La inercia social. Esa que dictamina la estructura de nuestras vidas antes siquiera de haber recibido la bienvenida a este mundo. Ya en el mismo momento del nacimiento se espera algo de nosotros: que lloremos. Si no lo hacemos, el propio médico o comadrona nos coloca cabeza abajo, como a San Pedro, como acto premonitorio del estigma que le espera a quien se aparta del camino.
A lo largo de nuestra vida se espera una serie de cosas de nosotros que debemos satisfacer. Que nos integremos en los grupos sociales de los que vamos formando parte, a ser posible que tengamos una visión de la vida similar a la suya, que recibamos un determinado tipo de educación, que alcancemos buenos resultados académicos, que los compaginemos con una vida social aceptable y que no seamos parias, que encontremos una pareja que nos quiera o no, que contraigamos vínculo oficial con ella como lazo de posesión, que tengamos hijos que cumplan el mismo ciclo que nosotros y, finalmente, que nos muramos sin molestar demasiado y, a ser posible, en silencio.
Entre todo lo que se espera, falta lo más importante, aquello que nos permitirá sobrevivir en este mundo, y que se ha agudizado hasta el máximo en la sociedad hiper-consumista y competitiva actual: la obtención de un trabajo con el que produzcamos lo máximo posible a la sociedad, peleándonos sin escatimar en daños por obtener el mejor posible. Producir, consumir con las cuatro monedas de plata que nos dan a cambio, y producir otra vez, while true, sin breaks.
No todos los trabajos están igual de bien vistos. Mejor aquellos derivados de una carrera universitaria y, dentro de éstas, aquellas que tengan nombres más rimbombantes y sean más difíciles, pues con seguridad se alejarán de las utopías de aquellos que se permiten soñar. A ser posible, desembocando en trabajos donde se incube el puesto durante horas cual gallinas de Rebelión en la Granja, sólo que sin rebelión, y en los que se viva en la empresa y para la empresa. En los que no se tenga reparo en echar cuantas horas extra requiera la situación y en los que uno se sacrifique en tiempo y alma al máximo, demostrando su infinita sumisión a la organización que generosamente le proporciona su limosna mensual mientras dure su vida útil y hasta que pueda ser reemplazado por alguien más productivo, más joven, menos exigente con sus derechos y, ya de paso, con mayor belleza.
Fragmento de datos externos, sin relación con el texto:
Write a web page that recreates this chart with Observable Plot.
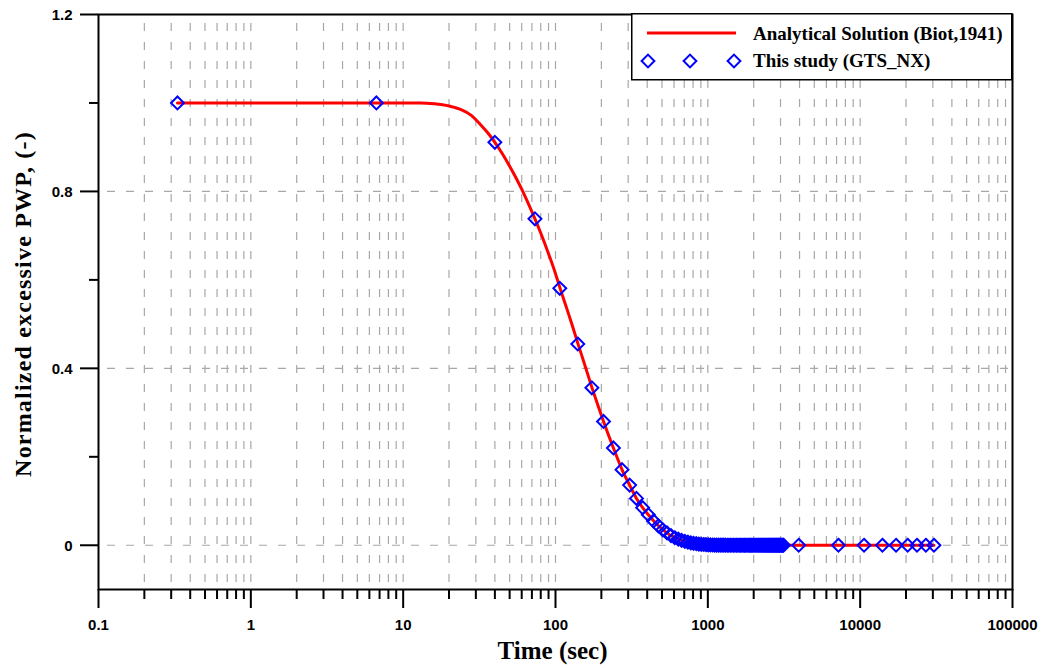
<!DOCTYPE html>
<html>
<head>
<meta charset="utf-8">
<script src="https://cdn.jsdelivr.net/npm/d3@7"></script>
<script src="https://cdn.jsdelivr.net/npm/@observablehq/plot@0.6"></script>
<style>
  html, body { margin: 0; padding: 0; background: #fff; }
  #wrap { position: relative; width: 1048px; height: 668px; }
  #legend { position: absolute; left: 631px; top: 13px; }
</style>
</head>
<body>
<div id="wrap"></div>
<script>
// ---- Data ----
const xMajorTicks = [0.1, 1, 10, 100, 1000, 10000, 100000];
const xTickLabels = ["0.1", "1", "10", "100", "1000", "10000", "100000"];
const xMinorTicks = [
  0.2,0.3,0.4,0.5,0.6,0.7,0.8,0.9,
  2,3,4,5,6,7,8,9,
  20,30,40,50,60,70,80,90,
  200,300,400,500,600,700,800,900,
  2000,3000,4000,5000,6000,7000,8000,9000,
  20000,30000,40000,50000,60000,70000,80000,90000
];
const yMajorTicks = [0, 0.4, 0.8, 1.2];
const yTickLabels = ["0", "0.4", "0.8", "1.2"];
const yMinorTicks = [0.2, 0.6, 1.0];
const yGridValues = [0, 0.4, 0.8];

// Analytical solution (Biot, 1941): time (sec), normalized PWP
const analyticTime = [0.33, 1, 5, 10, 13, 16, 20, 24, 28, 32, 36, 40, 45, 50, 55, 60, 66, 73.3, 80, 90, 100, 106.7, 120, 130, 140, 155, 173.3, 190, 206.7, 240, 273.3, 306.7, 340, 373.3, 406.7, 450, 500, 560, 620, 700, 800, 900, 1000, 1200, 1500, 3140, 30500];
const analyticPWP  = [1, 1, 1, 1, 1, 0.998, 0.993, 0.985, 0.972, 0.952, 0.932, 0.911, 0.884, 0.857, 0.831, 0.805, 0.774, 0.738, 0.706, 0.659, 0.614, 0.583, 0.53, 0.493, 0.457, 0.41, 0.357, 0.316, 0.28, 0.22, 0.171, 0.136, 0.106, 0.085, 0.069, 0.052, 0.037, 0.024, 0.016, 0.009, 0.005, 0.0025, 0.0012, 0.0003, 0, 0, 0];

// This study (GTS_NX): time (sec), normalized PWP
const studyTime = [0.33, 6.67, 40, 73.3, 106.7, 140, 173.3, 206.7, 240, 273.3, 306.7, 340, 373.3, 406.7, 440, 473.3, 506.7, 540, 573.3, 606.7, 640, 673.3, 706.7, 740, 773.3, 806.7, 840, 873.3, 906.7, 940, 973.3, 1006.7, 1040, 1073.3, 1106.7, 1140, 1173.3, 1206.7, 1240, 1273.3, 1306.7, 1340, 1373.3, 1406.7, 1440, 1473.3, 1506.7, 1540, 1573.3, 1606.7, 1640, 1673.3, 1706.7, 1740, 1773.3, 1806.7, 1840, 1873.3, 1906.7, 1940, 1973.3, 2006.7, 2040, 2073.3, 2106.7, 2140, 2173.3, 2206.7, 2240, 2273.3, 2306.7, 2340, 2373.3, 2406.7, 2440, 2473.3, 2506.7, 2540, 2573.3, 2606.7, 2640, 2673.3, 2706.7, 2740, 2773.3, 2806.7, 2840, 2873.3, 2906.7, 2940, 2973.3, 3006.7, 3040, 3073.3, 3106.7, 3140, 3950, 7200, 10600, 14000, 17200, 20500, 23600, 27000, 30500];
const studyPWP = [1, 1, 0.911, 0.738, 0.581, 0.455, 0.356, 0.28, 0.22, 0.171, 0.136, 0.106, 0.085, 0.069, 0.055, 0.044, 0.035, 0.028, 0.022, 0.017, 0.014, 0.011, 0.009, 0.007, 0.0055, 0.0045, 0.0035, 0.0028, 0.0022, 0.0017, 0.0013, 0.001, 0.0008, 0.0006, 0.0005, 0.0004, 0.0003, 0.0002, 0.0002, 0.0001, 0.0001, 0, 0, 0, 0, 0, 0, 0, 0, 0, 0, 0, 0, 0, 0, 0, 0, 0, 0, 0, 0, 0, 0, 0, 0, 0, 0, 0, 0, 0, 0, 0, 0, 0, 0, 0, 0, 0, 0, 0, 0, 0, 0, 0, 0, 0, 0, 0, 0, 0, 0, 0, 0, 0, 0, 0, 0, 0, 0, 0, 0, 0, 0, 0, 0];

const seriesNames = ["Analytical Solution (Biot,1941)", "This study (GTS_NX)"];
const xTitle = "Time (sec)";
const yTitle = "Normalized excessive PWP, (-)";

// ---- Build tables ----
const analytic = analyticTime.map((t, i) => ({t, v: analyticPWP[i]}));
const study = studyTime.map((t, i) => ({t, v: studyPWP[i]}));
const xLabelRows = xMajorTicks.map((t, i) => ({t, label: xTickLabels[i]}));
const yLabelRows = yMajorTicks.map((v, i) => ({v, label: yTickLabels[i]}));

const serif = "'Liberation Serif', 'Times New Roman', serif";
const sans = "'Liberation Sans', Arial, sans-serif";
const gridStyle = {stroke: "#a8a8a8", strokeWidth: 1.2, strokeDasharray: "8,11", strokeDashoffset: 10};

const chart = Plot.plot({
  width: 1048,
  height: 668,
  marginLeft: 98,
  marginRight: 36,
  marginTop: 14,
  marginBottom: 79,
  style: {background: "white", color: "black", fontFamily: sans, overflow: "visible"},
  x: {type: "log", domain: [0.1, 100000]},
  y: {domain: [-0.1, 1.2]},
  marks: [
    Plot.ruleX(xMinorTicks.concat(xMajorTicks.slice(1, -1)), {y1: 1.2, y2: -0.1, ...gridStyle}),
    Plot.ruleY(yGridValues, {x1: 0.1, x2: 100000, ...gridStyle}),
    Plot.line(analytic, {x: "t", y: "v", stroke: "#ff0000", strokeWidth: 3, curve: "monotone-x"}),
    Plot.dot(study, {x: "t", y: "v", symbol: "diamond2", r: 5.8, stroke: "#0000ff", strokeWidth: 2, fill: "none"}),
    Plot.frame({stroke: "black", strokeWidth: 2}),
    Plot.axisX(xMajorTicks, {tickSize: 19, tickFormat: () => "", strokeWidth: 2, label: null}),
    Plot.axisX(xMinorTicks, {tickSize: 10, tickFormat: () => "", strokeWidth: 2, label: null}),
    Plot.axisY(yMajorTicks, {tickSize: 18, tickFormat: () => "", strokeWidth: 2, label: null}),
    Plot.axisY(yMinorTicks, {tickSize: 9, tickFormat: () => "", strokeWidth: 2, label: null}),
    Plot.text(xLabelRows, {x: "t", text: "label", frameAnchor: "bottom", textAnchor: "middle", lineAnchor: "middle", dy: 36, fontSize: 15, fontWeight: "bold", fontFamily: sans}),
    Plot.text(yLabelRows, {y: "v", text: "label", frameAnchor: "left", textAnchor: "end", lineAnchor: "middle", dx: -26, dy: 1, fontSize: 15, fontWeight: "bold", fontFamily: sans}),
    Plot.text([yTitle], {frameAnchor: "left", textAnchor: "middle", lineAnchor: "middle", rotate: -90, dx: -75, dy: 2, fontSize: 24, fontWeight: "bold", fontFamily: serif}),
    Plot.text([xTitle], {frameAnchor: "bottom", textAnchor: "middle", lineAnchor: "middle", dy: 61, dx: -3, fontSize: 25, fontWeight: "bold", fontFamily: serif})
  ]
});

const wrap = document.getElementById("wrap");
wrap.appendChild(chart);

// stretch the y title slightly as in the reference
d3.select(chart).selectAll("text").filter(function() { return this.textContent === yTitle; })
  .style("letter-spacing", "1.2px");

// ---- Legend (overlay box) ----
const lg = d3.select(wrap).append("svg")
  .attr("id", "legend").attr("width", 382).attr("height", 68);
lg.append("rect").attr("x", 0.75).attr("y", 0.75).attr("width", 380).attr("height", 66)
  .attr("fill", "white").attr("stroke", "black").attr("stroke-width", 1.5);
lg.append("line").attr("x1", 16).attr("x2", 105).attr("y1", 20).attr("y2", 20)
  .attr("stroke", "#ff0000").attr("stroke-width", 3);
const diamondXs = [17, 59, 103];
diamondXs.forEach(cx => {
  const h = 6.4;
  lg.append("polygon")
    .attr("points", `${cx},${48 - h} ${cx + h},48 ${cx},${48 + h} ${cx - h},48`)
    .attr("fill", "none").attr("stroke", "#0000ff").attr("stroke-width", 2);
});
lg.append("text").attr("x", 122).attr("y", 27).text(seriesNames[0])
  .attr("font-family", serif).attr("font-weight", "bold").attr("font-size", 19);
lg.append("text").attr("x", 122).attr("y", 54).text(seriesNames[1])
  .attr("font-family", serif).attr("font-weight", "bold").attr("font-size", 19);
</script>
</body>
</html>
Miramos mal a quien se desvía de la ruta marcada. A quien simplemente elige ser feliz con lo que tiene, trabajarse su propia tierra y disfrutar de los pocos días que nos regala la vida. «Es un pobre desgraciado». «Es un inconsciente». «No tiene dónde caerse muerto». «No sirve para otra cosa». «Es un inútil». «Es un perroflauta antisistema». «Un piojoso». Creemos, deseamos, que esos que se desvían de lo que consideramos la única vía posible sean seres infelices para tapar nuestra propia infelicidad.
Nos condenamos a vivir en jaulas de asfalto y ladrillo para revestirnos de una dignidad de la que carecemos, de la misma forma que perfumamos con traje y corbata los hedores de nuestro cuerpo desnudo, olvidando que es el único con el que llegamos a este mundo. Miramos con recelo aquello de lo que realmente formamos parte desde nuestros muros de cristal y desde las rejas de las ventanas con las que, de forma franklinista, renunciamos a nuestra libertad a cambio de una incierta seguridad. Nos sentimos en la necesidad de adquirir una gran cantidad de trastos inútiles que no necesitamos ni nos hacen más felices, de objetos a los que nos aferramos para recordar los días en los que nos desviamos de lo que se esperaba de nosotros e hicimos cosas dignas de recordar.
Mientras tanto, el tiempo, ajeno a nuestras insignificancias, transcurre de forma lenta e inexorable, transportándonos de forma inevitable hasta el día de nuestro temido encuentro con la Parca, mientras huimos hacia adelante estableciéndonos objetivos que jamás serán saciados posponiendo sin fin el día en el que simplemente aceptemos ser felices.